The cleverness of Venus’s waterless razor is obvious (it’s waterless!), but that hasn’t stopped the product from going viral on TikTok. Lexie Magnus, whose video about the razor has more than 100,000 likes, says it really is “the best invention ever.” She likes that it can be used on the go, and has even shaved in the car: Just “open the door and pour water over the blades,” she says. Each razor’s handle holds enough gel for two uses, and, Lexie notes, “it doesn’t run out as quickly as you’d think, so squeeze a good amount of it out to avoid razor burn.”
A lot of the beauty products hyped on TikTok don’t actually work, as many #fail videos show. This goopy cleanser is an exception. After seeing the jelly on the app, Careen was intrigued, if skeptical. “I thought the quality would be horrible because it’s a dollar,” she says, but the formula turned out to be great. And a little goes a long way, she says: “You think you’d have to use a lot, but you don’t — it suds up.” The jelly is exactly one buck at Dollar Tree, according to commenters, but it’ll cost you a little more than that online. Either way, it’s cheaper than Lush’s Conga, another TikTok famous “shower jelly.”
To supercharge the AHA scrubbing — without harming your skin — TikToker Kaelyn uses an exfoliating glove, which is a favorite product among #showertok, a popular hashtag that’s exactly what it sounds like. The appeal, Kaelyn explains, is that “you can literally see the dead skin coming off,” adding that it leaves your skin baby soft. “I love exfoliation, because KP is a buildup of keratin on the skin, and these cloths make the scrubs really effective,” she says.
Kayla follows up her AHA with this gritty sugar scrub. “I used to be a huge coffee-scrub fan — who doesn’t love that smell? — but I learned about microtears, and it didn’t take long for me to switch to something more gentle,” she says, and this one came recommended by fellow TikTokers. (The #TreeHut tag has more than 6 million views.) The brand has frequent “scent drops,” but from the comments on Leek’s popular post, coconut lime and mango are favorites.
“My face is so oily, you could point a flashlight on it and the shine would light up a room,” says Kaivalya “Kiki” Gorla, whose TikTok featuring Revlon’s Oil-Absorbing Volcanic Roller has 100,000-plus likes. “While some oil is picked up by those absorption sheets, the rest can get pushed into your pores,” she explains, plus they’re single-use.
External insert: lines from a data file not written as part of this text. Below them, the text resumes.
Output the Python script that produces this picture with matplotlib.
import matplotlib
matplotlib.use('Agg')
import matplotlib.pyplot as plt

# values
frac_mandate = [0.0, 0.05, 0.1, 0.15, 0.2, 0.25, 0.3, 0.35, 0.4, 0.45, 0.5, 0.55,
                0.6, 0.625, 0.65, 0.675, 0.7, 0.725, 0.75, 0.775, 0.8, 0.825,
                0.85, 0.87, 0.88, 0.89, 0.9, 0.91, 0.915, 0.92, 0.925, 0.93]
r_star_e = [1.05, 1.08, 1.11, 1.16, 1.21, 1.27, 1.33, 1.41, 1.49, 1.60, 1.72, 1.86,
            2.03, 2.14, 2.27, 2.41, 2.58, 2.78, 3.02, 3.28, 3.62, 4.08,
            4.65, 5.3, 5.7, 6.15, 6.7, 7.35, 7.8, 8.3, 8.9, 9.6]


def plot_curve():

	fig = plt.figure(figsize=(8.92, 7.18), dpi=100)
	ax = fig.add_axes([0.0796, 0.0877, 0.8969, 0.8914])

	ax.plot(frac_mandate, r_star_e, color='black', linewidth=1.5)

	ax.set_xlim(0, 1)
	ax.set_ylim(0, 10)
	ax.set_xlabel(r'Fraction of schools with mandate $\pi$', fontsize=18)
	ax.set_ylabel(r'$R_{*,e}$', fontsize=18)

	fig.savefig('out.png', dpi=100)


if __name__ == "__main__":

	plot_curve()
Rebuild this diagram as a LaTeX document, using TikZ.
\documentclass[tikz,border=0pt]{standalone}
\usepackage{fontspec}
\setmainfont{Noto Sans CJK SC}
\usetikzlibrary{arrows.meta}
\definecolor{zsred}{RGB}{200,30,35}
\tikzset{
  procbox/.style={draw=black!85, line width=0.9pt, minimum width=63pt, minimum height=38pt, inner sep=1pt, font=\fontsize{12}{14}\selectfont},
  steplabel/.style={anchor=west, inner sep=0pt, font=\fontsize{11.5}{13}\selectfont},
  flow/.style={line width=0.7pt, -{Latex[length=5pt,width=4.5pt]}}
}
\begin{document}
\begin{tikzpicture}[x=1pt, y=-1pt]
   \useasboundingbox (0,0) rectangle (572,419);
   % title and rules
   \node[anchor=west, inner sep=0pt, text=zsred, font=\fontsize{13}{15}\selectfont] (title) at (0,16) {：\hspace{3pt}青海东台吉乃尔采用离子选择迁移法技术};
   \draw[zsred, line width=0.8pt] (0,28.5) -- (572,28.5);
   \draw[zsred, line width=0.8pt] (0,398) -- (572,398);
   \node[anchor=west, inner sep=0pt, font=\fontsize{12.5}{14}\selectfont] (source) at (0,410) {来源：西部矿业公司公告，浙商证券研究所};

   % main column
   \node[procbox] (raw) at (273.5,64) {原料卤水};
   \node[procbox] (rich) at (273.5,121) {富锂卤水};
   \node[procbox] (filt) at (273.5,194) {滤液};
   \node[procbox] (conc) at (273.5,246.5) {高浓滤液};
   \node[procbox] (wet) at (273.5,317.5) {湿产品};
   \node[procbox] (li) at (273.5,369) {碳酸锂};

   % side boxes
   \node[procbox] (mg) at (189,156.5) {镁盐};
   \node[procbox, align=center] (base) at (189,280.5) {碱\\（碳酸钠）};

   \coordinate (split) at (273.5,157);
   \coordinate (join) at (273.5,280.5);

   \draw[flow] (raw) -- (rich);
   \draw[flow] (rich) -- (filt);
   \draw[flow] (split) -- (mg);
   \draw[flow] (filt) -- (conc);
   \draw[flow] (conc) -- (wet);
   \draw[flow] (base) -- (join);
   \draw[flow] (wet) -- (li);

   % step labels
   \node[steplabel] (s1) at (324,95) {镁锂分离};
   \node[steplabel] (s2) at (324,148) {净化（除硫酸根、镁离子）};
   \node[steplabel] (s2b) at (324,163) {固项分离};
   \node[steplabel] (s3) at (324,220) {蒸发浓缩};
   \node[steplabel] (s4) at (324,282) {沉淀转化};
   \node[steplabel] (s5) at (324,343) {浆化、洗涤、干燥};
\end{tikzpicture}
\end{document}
This little invention appears to soak up every last drop of oil, and it’s reusable. “All you have to do is wash it with soap and water, so it’s better for the environment,” Kiki adds.
With salons closed this spring, at-home #browlamination clips spiked on TikTok. This microblading alternative, which is actually marketed as a lash-lift kit, chemically straightens each brow hair and sets them in a shape you create with a clean mascara wand, giving the illusion of fullness in a noninvasive way. TikToker Ash watched a few videos “and just winged it,” she says. The treatment can last up to a month, so Ash suggests practicing shaping your brows with body lotion first; once you start, you have to move pretty fast. She was impressed with the results: “I have a lot of really thick brow hair, and it lasted for three weeks.”
Another popular brow product (that’s actually not a brow product) is Just for Men Beard and Mustache Dye, which astute TikTokers discovered works on more than five o’clock shadows. After Hannah showed off her new darker, fuller brows, courtesy of Just for Men, the trick made the rounds on TikTok. “Don’t use the brush that comes with it. Use a pointed eye-shadow brush instead,” she advises. “It helps you stay inside the lines.” But even if you mess up, Hannah points out that semi-permanent dye will fade over a few weeks.